The life story of Leo Hayashi, 75, is the stuff of Hollywood epics. Arriving penniless on these shores at age 17, a refugee from war-ravaged Japan via a Siberian concentration camp, he painstakingly scaled the heights of the American dream. He put himself through college, started a one-man real-estate company, and raised a family. Then the trouble began.
Thirty years ago, he bought a piece of land in Brea, near Los Angeles, as a nest egg. But recently city authorities proposed draconian new regulations that, if approved, will nullify most of the long-accumulated value of his land: The 300-acre property will be allowed to hold only 15 houses-instead of the 400 permitted when he bought the land-and only if the owner swallows the cost of a new fire station, sewage lines, and other infrastructure.
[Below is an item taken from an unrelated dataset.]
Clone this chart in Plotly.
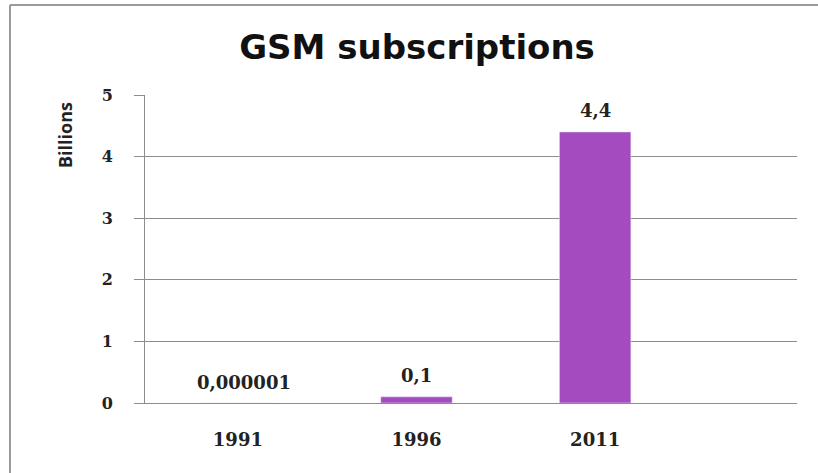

Why are they doing this? The official reason is that the slope of the property doesn’t allow more homes. But the slope is no steeper now than when Hayashi bought it. The real reason, Hayashi believes, is that the city commission wants to preserve the hills and end development. “I spent years setting aside money to buy this land, paid taxes on it for 30 years,” he laments. “For what?”
Not much–if a coalition of big government and big business defeats Proposition 90 in California this November. This proposition would prevent cities like Brea from using their zoning and other regulatory powers to destroy property values without compensating owners like Hayashi. Three other Western states-Idaho, Arizona, and Washington-have similar initiatives on their ballots.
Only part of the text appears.